[Stored items]
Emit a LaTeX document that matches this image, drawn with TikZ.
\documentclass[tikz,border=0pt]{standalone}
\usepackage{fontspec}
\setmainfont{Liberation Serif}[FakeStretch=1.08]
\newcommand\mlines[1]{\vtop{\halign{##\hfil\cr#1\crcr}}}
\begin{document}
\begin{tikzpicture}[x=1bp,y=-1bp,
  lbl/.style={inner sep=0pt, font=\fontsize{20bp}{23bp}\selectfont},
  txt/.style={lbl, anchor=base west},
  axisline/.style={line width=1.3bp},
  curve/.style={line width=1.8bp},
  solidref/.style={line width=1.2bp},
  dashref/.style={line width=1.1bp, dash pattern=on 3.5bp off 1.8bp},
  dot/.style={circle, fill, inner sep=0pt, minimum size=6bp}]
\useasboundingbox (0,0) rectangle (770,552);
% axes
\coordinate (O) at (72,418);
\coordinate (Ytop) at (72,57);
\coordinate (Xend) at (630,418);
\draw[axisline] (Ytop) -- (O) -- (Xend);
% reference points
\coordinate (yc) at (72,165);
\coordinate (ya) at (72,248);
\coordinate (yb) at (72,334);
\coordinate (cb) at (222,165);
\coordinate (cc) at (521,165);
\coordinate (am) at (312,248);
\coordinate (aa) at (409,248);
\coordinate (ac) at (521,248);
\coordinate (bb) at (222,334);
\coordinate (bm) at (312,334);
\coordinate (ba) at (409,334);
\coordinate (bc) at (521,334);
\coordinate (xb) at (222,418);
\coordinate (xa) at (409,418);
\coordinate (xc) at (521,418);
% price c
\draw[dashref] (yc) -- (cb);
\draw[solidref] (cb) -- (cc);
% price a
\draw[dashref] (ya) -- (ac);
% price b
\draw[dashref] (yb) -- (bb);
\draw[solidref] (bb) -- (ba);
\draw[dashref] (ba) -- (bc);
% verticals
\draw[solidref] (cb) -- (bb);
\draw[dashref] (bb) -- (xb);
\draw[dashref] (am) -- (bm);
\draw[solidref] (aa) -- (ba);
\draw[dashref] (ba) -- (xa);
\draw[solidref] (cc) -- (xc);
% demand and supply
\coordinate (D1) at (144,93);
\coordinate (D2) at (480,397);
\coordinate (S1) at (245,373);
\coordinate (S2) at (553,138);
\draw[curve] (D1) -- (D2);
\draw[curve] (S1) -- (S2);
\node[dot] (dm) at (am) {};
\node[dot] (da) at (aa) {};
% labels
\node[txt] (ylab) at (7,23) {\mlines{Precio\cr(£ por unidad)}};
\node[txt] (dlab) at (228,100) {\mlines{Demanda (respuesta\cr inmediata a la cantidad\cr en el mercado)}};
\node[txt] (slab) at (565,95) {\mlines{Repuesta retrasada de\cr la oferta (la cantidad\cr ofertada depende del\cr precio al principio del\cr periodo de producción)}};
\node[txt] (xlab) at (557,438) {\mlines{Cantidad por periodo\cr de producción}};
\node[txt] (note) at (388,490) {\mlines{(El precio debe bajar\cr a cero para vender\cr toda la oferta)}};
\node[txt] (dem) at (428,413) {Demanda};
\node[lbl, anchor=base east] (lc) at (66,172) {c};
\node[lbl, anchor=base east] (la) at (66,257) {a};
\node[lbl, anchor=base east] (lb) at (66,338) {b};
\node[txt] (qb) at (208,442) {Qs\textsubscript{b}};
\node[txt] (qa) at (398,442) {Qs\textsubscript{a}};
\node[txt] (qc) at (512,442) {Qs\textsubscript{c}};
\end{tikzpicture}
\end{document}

--

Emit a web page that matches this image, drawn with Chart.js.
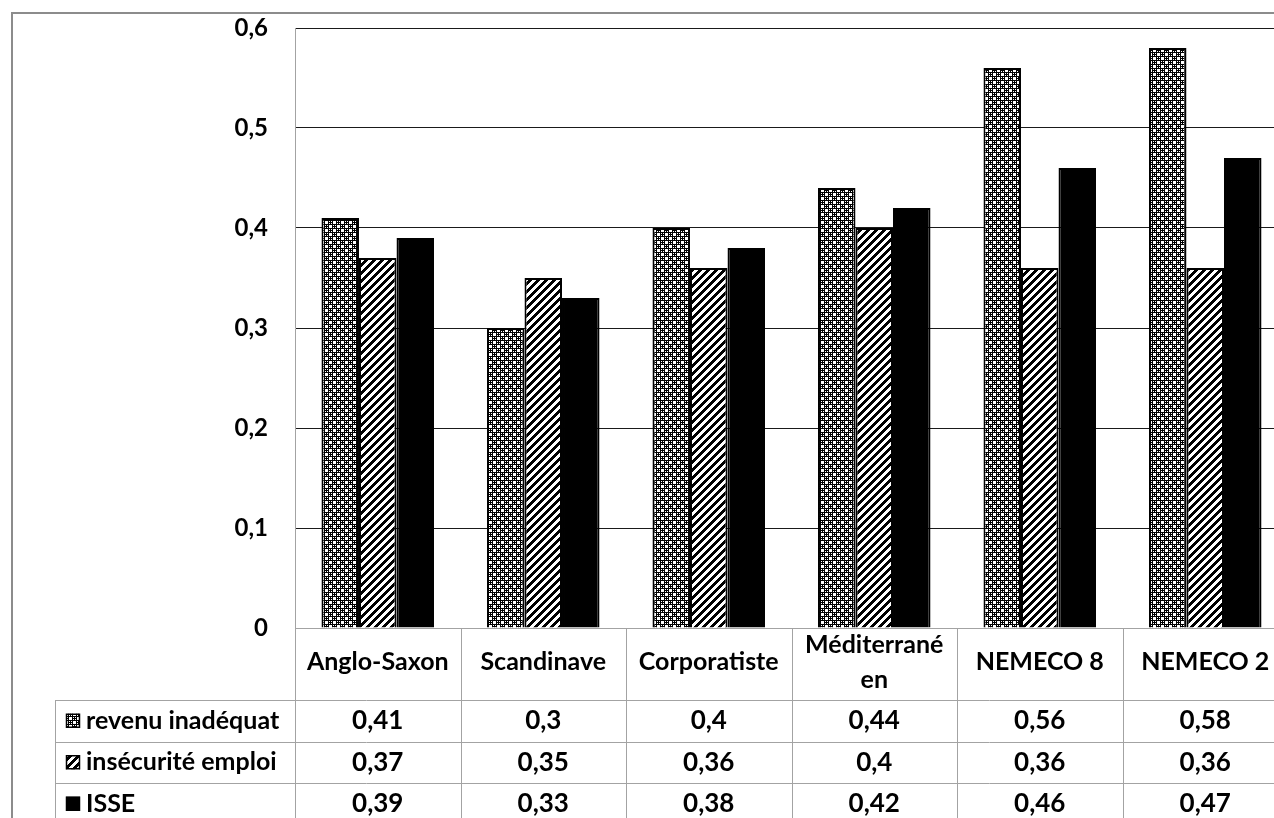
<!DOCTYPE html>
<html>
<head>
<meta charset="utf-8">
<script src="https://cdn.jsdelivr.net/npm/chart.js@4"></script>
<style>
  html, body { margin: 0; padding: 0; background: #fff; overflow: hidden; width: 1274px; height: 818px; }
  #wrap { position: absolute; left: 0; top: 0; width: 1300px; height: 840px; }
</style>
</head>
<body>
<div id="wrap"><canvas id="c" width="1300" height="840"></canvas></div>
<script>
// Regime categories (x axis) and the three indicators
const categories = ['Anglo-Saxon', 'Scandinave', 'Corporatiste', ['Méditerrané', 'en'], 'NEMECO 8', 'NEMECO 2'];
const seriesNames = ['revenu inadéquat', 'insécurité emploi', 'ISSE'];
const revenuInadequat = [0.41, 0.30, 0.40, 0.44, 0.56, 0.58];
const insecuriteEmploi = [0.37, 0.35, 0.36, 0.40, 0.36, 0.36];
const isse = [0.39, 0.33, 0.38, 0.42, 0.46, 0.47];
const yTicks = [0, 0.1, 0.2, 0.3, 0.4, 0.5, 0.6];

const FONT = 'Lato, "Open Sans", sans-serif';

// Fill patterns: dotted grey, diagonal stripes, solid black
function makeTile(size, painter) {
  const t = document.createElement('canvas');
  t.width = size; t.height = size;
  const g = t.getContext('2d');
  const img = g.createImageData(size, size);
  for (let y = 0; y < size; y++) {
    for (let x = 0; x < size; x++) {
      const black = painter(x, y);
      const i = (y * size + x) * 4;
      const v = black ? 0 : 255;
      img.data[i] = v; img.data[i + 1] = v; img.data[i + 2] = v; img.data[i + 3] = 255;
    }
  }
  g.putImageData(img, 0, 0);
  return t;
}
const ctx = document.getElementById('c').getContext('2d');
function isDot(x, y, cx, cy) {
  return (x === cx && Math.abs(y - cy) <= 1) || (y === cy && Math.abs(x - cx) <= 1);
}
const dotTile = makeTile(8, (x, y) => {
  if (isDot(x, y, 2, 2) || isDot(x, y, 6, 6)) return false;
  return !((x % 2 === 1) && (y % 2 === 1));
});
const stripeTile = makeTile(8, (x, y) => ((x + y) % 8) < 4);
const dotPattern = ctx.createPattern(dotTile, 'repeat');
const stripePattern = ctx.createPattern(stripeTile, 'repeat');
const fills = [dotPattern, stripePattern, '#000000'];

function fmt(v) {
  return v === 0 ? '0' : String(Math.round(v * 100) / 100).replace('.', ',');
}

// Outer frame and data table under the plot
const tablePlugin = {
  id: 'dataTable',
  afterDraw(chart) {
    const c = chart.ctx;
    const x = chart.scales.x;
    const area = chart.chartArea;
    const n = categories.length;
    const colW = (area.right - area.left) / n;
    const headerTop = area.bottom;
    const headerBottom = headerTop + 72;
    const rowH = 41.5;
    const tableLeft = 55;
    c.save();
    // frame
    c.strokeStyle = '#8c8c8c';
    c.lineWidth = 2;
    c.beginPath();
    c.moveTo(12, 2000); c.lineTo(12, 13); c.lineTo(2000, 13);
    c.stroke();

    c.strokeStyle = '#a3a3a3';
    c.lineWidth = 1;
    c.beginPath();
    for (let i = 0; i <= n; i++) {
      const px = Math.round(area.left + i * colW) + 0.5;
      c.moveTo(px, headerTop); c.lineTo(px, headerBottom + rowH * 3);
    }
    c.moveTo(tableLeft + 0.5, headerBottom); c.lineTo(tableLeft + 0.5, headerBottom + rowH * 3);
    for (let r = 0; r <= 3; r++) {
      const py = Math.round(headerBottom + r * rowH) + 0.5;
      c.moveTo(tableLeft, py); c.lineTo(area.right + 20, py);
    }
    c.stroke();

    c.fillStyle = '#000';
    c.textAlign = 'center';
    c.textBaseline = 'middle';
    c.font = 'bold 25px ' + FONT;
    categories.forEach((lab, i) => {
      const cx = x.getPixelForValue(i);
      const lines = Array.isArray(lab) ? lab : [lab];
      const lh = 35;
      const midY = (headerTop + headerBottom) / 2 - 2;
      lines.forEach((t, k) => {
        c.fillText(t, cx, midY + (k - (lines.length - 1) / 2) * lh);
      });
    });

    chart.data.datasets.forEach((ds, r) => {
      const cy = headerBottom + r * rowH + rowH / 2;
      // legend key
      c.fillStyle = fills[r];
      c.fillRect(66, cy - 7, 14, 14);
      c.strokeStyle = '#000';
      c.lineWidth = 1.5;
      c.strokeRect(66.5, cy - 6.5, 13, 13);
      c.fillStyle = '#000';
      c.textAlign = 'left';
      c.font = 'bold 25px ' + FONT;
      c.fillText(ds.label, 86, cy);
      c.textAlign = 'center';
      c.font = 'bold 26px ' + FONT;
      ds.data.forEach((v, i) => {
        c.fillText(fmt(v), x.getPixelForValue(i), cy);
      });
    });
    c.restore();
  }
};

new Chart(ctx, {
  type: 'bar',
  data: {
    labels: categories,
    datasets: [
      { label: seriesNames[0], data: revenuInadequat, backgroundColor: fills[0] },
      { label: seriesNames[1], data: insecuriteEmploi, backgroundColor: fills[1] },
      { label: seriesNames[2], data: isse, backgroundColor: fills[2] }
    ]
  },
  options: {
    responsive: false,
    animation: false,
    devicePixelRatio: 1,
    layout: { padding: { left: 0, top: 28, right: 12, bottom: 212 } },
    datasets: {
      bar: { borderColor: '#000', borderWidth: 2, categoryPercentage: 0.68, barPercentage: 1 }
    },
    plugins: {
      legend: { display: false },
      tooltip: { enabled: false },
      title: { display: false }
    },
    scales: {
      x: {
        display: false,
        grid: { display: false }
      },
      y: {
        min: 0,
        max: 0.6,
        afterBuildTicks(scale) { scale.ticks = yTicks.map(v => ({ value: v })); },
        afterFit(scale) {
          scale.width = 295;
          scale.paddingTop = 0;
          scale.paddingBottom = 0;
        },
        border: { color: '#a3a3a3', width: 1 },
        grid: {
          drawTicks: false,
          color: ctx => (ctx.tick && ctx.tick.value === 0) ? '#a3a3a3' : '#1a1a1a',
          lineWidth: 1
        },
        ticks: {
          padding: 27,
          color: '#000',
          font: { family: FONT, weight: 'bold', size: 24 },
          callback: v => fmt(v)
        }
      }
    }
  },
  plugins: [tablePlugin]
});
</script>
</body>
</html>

_PROBLEM REQUIREMENTS_
Restate word for word the lines that begin at the one with "Emit a web page" and end at the one with "const yTicks = [0, 0.1, 0.2, 0.3, 0.4, 0.5, 0.6];", including both, and leave every picture aside.

_EXERCISE OUTPUT_
Emit a web page that matches this image, drawn with Chart.js.
<!DOCTYPE html>
<html>
<head>
<meta charset="utf-8">
<script src="https://cdn.jsdelivr.net/npm/chart.js@4"></script>
<style>
  html, body { margin: 0; padding: 0; background: #fff; overflow: hidden; width: 1274px; height: 818px; }
  #wrap { position: absolute; left: 0; top: 0; width: 1300px; height: 840px; }
</style>
</head>
<body>
<div id="wrap"><canvas id="c" width="1300" height="840"></canvas></div>
<script>
// Regime categories (x axis) and the three indicators
const categories = ['Anglo-Saxon', 'Scandinave', 'Corporatiste', ['Méditerrané', 'en'], 'NEMECO 8', 'NEMECO 2'];
const seriesNames = ['revenu inadéquat', 'insécurité emploi', 'ISSE'];
const revenuInadequat = [0.41, 0.30, 0.40, 0.44, 0.56, 0.58];
const insecuriteEmploi = [0.37, 0.35, 0.36, 0.40, 0.36, 0.36];
const isse = [0.39, 0.33, 0.38, 0.42, 0.46, 0.47];
const yTicks = [0, 0.1, 0.2, 0.3, 0.4, 0.5, 0.6];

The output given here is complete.